Re-verification is cheap by design (the certificates function as the
"checksums" suggested in the same 2020 thread,
#comment-554639):
the heaviest single replay (full independent stored-sums re-march) is ~45
core-minutes; the barrier leg re-runs in ~256 cpu-s; everything else is
seconds-to-minutes.

Proposed page edit

constants/21a.md, "Known upper bounds" table — append:

| 0.1965 | [MI2026] | certified record package (Euler-3 mollifier route); same barrier site; see PR |

References — append:

- [MI2026] Mosaic Intelligence. "A certified unconditional upper bound Λ ≤ 0.1965
  for the de Bruijn–Newman constant." 2026. Paper and certificate bundle:
  https://doi.org/10.5281/zenodo.20724170

Attribution

Criterion, approximation machinery, and production code: the Polymath15
project ([P2019], km-git-acc/dbn_upper_bound).
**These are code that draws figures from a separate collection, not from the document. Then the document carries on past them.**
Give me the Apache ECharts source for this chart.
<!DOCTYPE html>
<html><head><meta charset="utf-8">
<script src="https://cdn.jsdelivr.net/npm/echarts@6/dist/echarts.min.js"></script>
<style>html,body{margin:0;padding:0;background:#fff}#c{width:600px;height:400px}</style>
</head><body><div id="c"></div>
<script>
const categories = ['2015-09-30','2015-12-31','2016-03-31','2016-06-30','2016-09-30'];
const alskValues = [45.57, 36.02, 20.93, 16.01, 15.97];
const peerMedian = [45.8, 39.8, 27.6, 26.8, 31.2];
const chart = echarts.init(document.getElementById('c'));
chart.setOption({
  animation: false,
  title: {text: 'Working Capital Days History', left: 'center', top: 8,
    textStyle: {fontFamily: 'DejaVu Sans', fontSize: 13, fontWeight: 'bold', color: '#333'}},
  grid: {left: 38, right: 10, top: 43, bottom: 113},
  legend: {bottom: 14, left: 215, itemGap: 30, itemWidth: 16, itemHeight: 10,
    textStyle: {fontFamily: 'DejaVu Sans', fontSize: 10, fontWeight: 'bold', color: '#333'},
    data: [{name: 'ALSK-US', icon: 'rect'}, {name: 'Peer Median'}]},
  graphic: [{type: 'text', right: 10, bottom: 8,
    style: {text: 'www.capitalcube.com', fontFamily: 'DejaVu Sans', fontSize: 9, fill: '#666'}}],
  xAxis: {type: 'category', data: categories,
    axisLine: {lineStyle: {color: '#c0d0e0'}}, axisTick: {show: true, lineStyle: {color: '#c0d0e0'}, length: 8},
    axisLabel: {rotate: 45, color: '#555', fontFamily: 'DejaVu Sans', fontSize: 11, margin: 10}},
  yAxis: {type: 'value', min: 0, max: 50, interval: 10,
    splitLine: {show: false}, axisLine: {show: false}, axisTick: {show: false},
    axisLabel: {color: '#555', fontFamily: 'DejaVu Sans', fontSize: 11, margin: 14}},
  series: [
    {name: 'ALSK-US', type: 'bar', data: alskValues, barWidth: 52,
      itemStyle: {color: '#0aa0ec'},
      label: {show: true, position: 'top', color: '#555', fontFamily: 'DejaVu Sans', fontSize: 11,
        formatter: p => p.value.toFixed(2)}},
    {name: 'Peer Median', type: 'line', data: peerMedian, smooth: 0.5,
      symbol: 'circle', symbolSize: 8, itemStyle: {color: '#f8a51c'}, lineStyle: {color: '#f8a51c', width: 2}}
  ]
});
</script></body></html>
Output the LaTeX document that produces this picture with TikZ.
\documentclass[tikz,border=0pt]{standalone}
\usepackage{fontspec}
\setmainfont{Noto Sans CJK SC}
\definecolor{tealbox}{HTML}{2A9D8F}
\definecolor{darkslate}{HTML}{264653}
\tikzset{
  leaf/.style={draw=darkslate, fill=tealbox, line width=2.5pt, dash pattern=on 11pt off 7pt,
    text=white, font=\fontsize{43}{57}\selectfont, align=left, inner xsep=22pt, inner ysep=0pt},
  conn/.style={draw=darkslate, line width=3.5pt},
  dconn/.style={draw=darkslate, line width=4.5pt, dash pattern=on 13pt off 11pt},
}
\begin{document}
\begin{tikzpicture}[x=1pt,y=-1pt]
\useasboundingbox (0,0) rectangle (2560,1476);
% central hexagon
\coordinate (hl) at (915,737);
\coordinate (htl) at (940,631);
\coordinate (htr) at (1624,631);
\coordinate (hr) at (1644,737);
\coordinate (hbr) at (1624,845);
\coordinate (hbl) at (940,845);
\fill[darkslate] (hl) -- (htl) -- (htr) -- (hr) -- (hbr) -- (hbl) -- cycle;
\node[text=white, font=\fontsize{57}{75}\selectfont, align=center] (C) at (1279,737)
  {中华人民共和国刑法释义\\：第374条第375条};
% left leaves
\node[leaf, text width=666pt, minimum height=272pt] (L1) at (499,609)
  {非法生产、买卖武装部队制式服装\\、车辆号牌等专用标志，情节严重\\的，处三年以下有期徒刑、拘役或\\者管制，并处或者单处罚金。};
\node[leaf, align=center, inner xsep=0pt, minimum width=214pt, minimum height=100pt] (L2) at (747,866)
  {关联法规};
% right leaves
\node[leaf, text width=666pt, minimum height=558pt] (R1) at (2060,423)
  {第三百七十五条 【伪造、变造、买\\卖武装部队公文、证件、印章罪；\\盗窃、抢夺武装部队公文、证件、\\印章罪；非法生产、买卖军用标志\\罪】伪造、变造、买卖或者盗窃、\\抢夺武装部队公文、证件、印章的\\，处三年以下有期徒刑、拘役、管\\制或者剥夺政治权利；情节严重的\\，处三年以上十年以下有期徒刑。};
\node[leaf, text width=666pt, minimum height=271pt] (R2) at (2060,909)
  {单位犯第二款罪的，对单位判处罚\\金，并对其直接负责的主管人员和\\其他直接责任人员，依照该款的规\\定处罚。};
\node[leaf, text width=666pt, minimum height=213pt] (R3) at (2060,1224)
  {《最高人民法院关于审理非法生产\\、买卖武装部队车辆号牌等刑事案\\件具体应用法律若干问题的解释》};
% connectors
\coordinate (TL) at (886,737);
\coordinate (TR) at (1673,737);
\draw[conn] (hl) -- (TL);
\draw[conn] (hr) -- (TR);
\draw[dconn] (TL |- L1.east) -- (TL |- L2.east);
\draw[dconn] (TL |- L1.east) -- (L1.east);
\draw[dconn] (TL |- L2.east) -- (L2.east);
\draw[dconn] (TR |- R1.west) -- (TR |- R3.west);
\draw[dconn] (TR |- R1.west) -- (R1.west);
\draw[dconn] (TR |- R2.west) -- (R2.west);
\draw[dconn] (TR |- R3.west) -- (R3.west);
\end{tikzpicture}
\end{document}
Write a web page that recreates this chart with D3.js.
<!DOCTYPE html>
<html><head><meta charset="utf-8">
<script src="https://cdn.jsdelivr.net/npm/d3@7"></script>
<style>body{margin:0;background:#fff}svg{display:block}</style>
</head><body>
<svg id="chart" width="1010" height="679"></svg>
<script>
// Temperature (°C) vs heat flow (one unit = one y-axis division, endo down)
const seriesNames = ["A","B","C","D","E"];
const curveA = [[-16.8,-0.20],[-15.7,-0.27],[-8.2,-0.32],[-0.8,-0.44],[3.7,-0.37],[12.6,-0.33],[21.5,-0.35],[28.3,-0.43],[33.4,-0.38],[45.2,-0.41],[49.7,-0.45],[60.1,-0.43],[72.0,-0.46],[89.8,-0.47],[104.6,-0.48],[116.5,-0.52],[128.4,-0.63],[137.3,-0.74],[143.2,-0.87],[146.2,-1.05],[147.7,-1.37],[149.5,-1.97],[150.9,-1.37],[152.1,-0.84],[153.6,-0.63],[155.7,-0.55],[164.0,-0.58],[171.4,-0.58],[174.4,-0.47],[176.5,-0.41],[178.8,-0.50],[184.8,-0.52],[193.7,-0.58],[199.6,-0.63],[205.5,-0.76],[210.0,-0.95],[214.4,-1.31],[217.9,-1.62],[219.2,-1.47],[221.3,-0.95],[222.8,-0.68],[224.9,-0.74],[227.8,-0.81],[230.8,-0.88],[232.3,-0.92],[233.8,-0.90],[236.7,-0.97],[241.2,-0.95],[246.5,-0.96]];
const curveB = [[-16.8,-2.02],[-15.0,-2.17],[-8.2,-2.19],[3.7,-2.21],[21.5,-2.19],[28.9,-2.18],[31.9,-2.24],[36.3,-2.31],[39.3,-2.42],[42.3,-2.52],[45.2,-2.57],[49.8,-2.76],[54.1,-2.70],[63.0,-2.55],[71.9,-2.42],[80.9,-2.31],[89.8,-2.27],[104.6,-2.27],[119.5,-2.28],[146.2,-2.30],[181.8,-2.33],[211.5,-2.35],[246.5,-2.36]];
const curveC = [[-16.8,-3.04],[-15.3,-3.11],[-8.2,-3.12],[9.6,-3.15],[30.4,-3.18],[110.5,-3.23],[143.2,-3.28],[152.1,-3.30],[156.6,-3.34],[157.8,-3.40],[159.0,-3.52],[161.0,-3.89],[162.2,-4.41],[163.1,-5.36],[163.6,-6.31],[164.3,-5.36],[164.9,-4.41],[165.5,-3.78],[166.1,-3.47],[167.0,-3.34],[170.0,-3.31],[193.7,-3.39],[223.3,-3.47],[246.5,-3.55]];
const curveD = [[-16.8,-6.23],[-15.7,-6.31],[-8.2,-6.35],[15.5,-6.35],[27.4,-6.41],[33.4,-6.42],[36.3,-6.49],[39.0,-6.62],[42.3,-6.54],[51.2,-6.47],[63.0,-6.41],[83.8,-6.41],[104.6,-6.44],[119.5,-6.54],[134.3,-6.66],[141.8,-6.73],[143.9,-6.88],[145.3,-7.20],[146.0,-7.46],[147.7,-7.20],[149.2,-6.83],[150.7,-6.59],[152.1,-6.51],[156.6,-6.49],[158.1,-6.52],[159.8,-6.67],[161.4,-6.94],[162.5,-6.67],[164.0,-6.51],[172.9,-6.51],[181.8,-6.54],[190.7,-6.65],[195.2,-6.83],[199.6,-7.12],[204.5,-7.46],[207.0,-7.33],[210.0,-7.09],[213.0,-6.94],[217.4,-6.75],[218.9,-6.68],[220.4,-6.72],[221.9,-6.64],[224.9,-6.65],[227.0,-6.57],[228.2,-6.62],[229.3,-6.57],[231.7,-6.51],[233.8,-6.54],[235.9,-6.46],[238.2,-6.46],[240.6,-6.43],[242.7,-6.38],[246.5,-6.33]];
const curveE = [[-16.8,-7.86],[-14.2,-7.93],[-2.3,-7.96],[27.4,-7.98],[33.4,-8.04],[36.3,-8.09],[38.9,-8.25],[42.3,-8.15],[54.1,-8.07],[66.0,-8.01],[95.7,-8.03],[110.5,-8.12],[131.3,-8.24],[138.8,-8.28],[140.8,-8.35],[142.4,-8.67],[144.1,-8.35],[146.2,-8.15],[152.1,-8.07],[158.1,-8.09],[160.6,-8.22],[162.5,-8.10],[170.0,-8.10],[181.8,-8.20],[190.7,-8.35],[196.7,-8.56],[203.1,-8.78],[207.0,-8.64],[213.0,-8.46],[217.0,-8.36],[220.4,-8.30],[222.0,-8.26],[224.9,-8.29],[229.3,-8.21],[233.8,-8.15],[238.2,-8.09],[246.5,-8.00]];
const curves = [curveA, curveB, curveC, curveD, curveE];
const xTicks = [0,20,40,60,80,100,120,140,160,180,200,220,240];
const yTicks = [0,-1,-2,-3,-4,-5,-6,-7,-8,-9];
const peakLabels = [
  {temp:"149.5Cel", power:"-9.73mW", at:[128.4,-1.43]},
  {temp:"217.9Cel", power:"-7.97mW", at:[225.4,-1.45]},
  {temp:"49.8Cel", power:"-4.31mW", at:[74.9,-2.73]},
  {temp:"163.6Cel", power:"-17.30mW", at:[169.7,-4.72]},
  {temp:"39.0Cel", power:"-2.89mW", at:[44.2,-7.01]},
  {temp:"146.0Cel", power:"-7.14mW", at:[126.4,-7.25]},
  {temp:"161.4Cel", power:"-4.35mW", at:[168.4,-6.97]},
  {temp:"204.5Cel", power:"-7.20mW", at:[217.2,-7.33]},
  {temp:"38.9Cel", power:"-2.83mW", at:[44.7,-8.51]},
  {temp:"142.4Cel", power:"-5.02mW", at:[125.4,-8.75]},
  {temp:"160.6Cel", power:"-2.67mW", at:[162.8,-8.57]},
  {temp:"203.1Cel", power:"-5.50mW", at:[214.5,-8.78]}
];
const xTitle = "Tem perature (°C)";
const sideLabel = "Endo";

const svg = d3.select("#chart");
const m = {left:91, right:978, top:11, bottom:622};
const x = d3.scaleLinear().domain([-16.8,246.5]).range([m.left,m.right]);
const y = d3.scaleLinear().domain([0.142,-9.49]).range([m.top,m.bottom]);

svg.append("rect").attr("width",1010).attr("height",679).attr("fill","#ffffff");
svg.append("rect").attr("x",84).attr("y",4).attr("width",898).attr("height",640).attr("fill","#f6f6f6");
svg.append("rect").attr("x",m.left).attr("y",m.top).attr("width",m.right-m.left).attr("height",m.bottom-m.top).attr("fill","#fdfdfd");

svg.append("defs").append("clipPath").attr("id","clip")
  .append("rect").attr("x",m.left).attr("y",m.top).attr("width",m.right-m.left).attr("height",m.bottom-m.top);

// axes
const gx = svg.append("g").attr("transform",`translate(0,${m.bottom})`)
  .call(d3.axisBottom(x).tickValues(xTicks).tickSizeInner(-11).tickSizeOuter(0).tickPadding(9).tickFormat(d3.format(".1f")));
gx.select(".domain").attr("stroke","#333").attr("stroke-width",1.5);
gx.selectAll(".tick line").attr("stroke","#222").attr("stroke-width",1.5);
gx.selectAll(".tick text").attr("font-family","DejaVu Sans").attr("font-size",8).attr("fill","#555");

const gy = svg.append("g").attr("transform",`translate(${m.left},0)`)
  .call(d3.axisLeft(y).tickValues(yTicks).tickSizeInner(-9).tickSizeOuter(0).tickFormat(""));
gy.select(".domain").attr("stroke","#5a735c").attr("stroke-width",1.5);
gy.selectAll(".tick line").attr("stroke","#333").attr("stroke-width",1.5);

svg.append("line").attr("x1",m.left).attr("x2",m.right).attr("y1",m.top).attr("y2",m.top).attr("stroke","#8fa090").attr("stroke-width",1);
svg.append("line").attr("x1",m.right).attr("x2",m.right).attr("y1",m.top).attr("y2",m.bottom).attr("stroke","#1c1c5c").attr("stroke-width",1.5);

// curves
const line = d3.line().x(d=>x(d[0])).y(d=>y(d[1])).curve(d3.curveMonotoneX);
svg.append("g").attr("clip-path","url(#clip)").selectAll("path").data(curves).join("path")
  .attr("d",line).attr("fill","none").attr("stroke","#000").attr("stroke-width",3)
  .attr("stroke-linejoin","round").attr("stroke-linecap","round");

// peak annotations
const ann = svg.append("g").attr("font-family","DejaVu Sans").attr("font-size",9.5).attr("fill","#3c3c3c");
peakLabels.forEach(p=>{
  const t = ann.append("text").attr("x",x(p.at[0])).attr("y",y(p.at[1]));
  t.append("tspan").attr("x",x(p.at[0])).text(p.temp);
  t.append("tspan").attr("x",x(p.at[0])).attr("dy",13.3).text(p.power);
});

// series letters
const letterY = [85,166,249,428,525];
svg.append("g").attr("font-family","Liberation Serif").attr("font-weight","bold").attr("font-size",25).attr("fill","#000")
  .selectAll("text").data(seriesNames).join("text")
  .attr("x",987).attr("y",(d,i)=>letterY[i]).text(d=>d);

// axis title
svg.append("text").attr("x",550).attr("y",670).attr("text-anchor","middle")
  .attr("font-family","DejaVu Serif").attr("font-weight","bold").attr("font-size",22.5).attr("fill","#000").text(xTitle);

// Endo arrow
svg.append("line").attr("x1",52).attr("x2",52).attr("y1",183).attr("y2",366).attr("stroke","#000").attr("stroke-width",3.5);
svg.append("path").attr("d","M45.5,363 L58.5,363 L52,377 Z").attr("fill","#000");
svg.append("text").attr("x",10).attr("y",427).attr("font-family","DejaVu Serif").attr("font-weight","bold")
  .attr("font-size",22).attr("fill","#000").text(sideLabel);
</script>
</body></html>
Height: [PT2021]. Value-class
prior art: Rudolph [Dwars]'s 1 May 2020 blog comment (cited above). New-content
tag: [MI2026], Mosaic Intelligence (@111111) — same
attribution as our submissions #92/#93/#94/#95.

AI assistance disclosure

This is a fully AI-derived result: the construction was found and certified by
Mosaic Intelligence's automated search-and-verification system, and the
submission text was AI-prepared. All numerical results and references were
independently re-run and verified before submission.